The owner of Germany’s largest steelmaker, Thyssenkrupp, said on Monday it aims to turn into a holding company after two centuries as a manufacturer.
The company, once a symbol of German manufacturing might, has struggled in recent years with high costs, tariffs, cheaper Asian competitors, and difficulties around the steel industry’s green transition.
Thyssenkrupp is the result of a 1999 merger between Germany’s oldest industrial giants Krupp, which was founded in 1811, and Thyssen, which was founded in 1891.
The company now says the aim is to become a holding company, a setup that does not produce goods or services itself but instead owns shares in other companies, with shareholdings in independent business areas.
“Such a step will enable us to leverage the full value creation potential of the businesses and use their independence in a targeted way for investments, market opportunities, and further growth,” Thyssenkrupp CEO Miguel Lopez said.
Earlier in the month, Thyssenkrupp said that it planned to cut 11,000 of its 27,000 jobs—or around 40 percent of its steel workforce—over the coming years.
By 2045 at the latest, steel production in Germany must produce “almost zero” emissions due to German laws aimed at making the entire economy greenhouse-gas neutral.
However, earlier in the month, Thyssenkrupp said that it can’t guarantee that its 3-billion-euro ($3.3 billion) “green steel site,” the company’s single biggest investment, will be economical.
Lopez said that his expectation was that sufficient amounts of affordable green hydrogen would be available at the time of completion. However, now he says those assumptions were too ambitious.
“Under the current conditions, there is no guarantee that we will be able to operate the plant economically in the foreseeable future,” Lopez said.
“If this does not change, there is a risk that Duisburg will be home to one of the world’s most modern steel production plants, without an adequate supply of the desired green hydrogen.”

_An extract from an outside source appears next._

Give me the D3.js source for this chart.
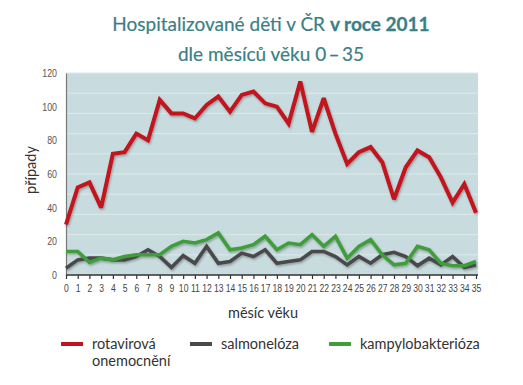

The co-leader of the populist Alternative for Germany (AfD) party, which came a close second in recent federal elections, said the breakup of Thyssenkrupp “symbolizes the decline of our economy.”
The United States maintains a 25 percent tariff on EU steel and aluminum imports as well as reciprocal tariffs of 10 percent on almost all other goods.
Germany, Europe’s largest economy, is known for its skilled labor force and high-end exports.
The country has been struggling with the loss of affordable Russian gas, historic Volkswagen plant closures, and fierce competition from cheaper Chinese electric vehicles.
The German government’s deficit is set to remain elevated, and the government debt ratio is expected to increase to 64.7 percent of gross domestic product in 2026.